European stock markets will be boosted by current proposals to eliminate all stock transfer taxes in England and West Germany. Of course, to the extent that securities trading moves offshore, the United States would lose not only the revenue from the 0.5% excise tax but also the revenue from income taxes on securities firms and their employees.
For similar reasons, the proposed capital gains taxes on foreign investors, while politically popular, would be counterproductive. In 1989, foreign investors supplied new U.S. ventures with $300 million in private capital, 13% of the total venture capital committed in that year to new U.S. ventures. That flow of foreign capital would be drastically reduced if the United States imposes a capital gains tax on foreign sales of over 10% of the stock of a U.S. company.
The proposed capital gains tax would threaten the much larger volume of foreign purchases of publicly traded U.S. stocks--from $180 billion to $250 billion per year--because foreign investors can be pushed over the 10% tax trigger by events beyond their control. Under the proposal, every foreign investor would be deemed to own not only its actual U.S. stock holdings, but also the U.S. stock holdings of any individual or entity owning more than 10% of that foreign investor. For instance, a foreign mutual fund owning 9% of the stock of a U.S. company could be deemed to own more than 10% of that company if one of the fund’s large shareholders decided to acquire a large block of shares in that company.
The proposed capital gains tax on foreign investors could have a boomerang effect because U.S. investors do not currently pay capital gains taxes on stock sales in any of the major industrialized countries--Japan, West Germany, Canada, France and England. No other foreign government appears to tax capital gains by U.S. investors unless they control a foreign company. Control in those countries is typically limited to situations where the U.S. investor owns more than 25% of a foreign company.

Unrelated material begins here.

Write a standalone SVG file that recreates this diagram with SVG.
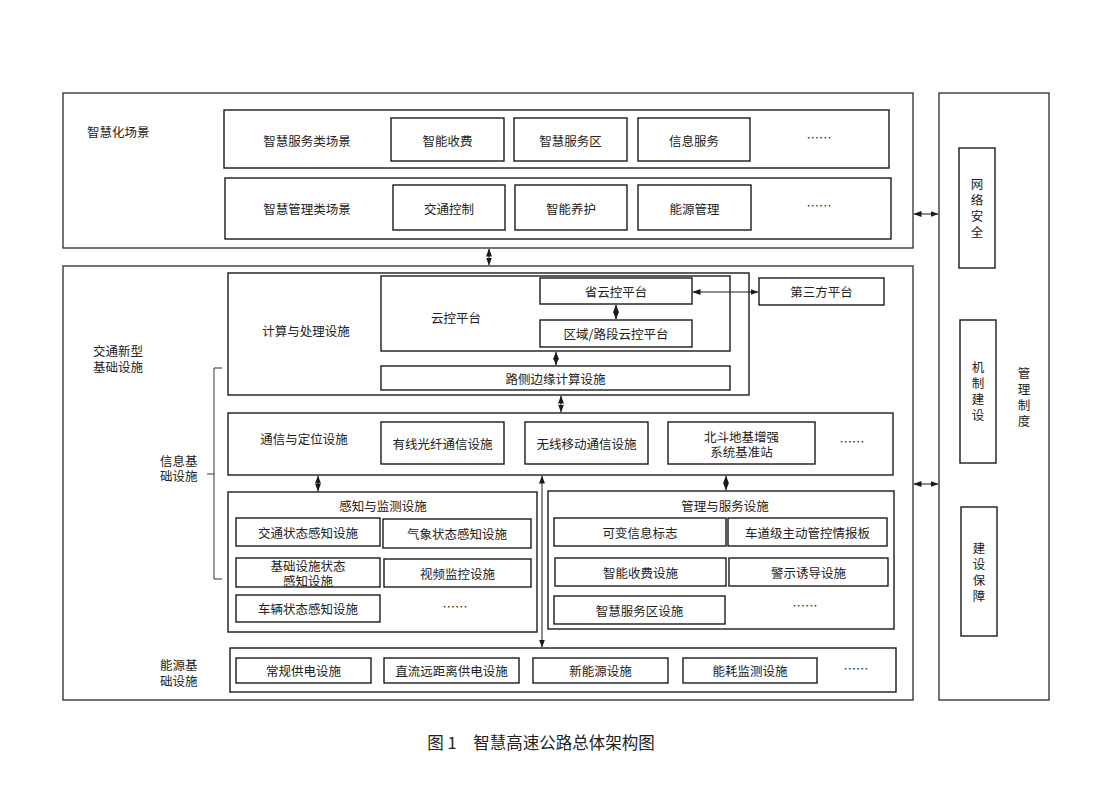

The strongest argument for this proposal is that it may close a tax loophole used by a few foreign companies owning the controlling shares of U.S. subsidiaries. Because the prices of their shares will increase to reflect the earnings of their U.S. subsidiaries, foreign companies can sell back some of their shares to their U.S. subsidiaries for nontaxable capital gains, instead of receiving the earnings of those subsidiaries in the form of taxable cash dividends on their shares.
But these private sale-backs have nothing to do with foreign trading of U.S. stocks on the New York Stock Exchange, and this tax loophole could be closed by a narrow restriction on parent-subsidiary transactions that would not discourage foreign investments in U.S. ventures and encourage retaliatory measures against U.S. investors.
Congress could require that the capital gains of foreigners in U.S. stocks be taxed on a reciprocal basis--to the same extent that capital gains of U.S. investors in foreign stocks are taxed by the relevant foreign country. Alternatively, Congress could apply the U.S. capital gains tax to sales by a foreign investor--aggregated together with only its majority shareholder--of more than 25% of the stock of a U.S. company.
Congress ought to think twice before taking out its frustration with the budget deficit by imposing these two taxes on securities transactions. These taxes would reduce the flow of foreign investments in U.S. companies and shift securities trading from the United States to Europe.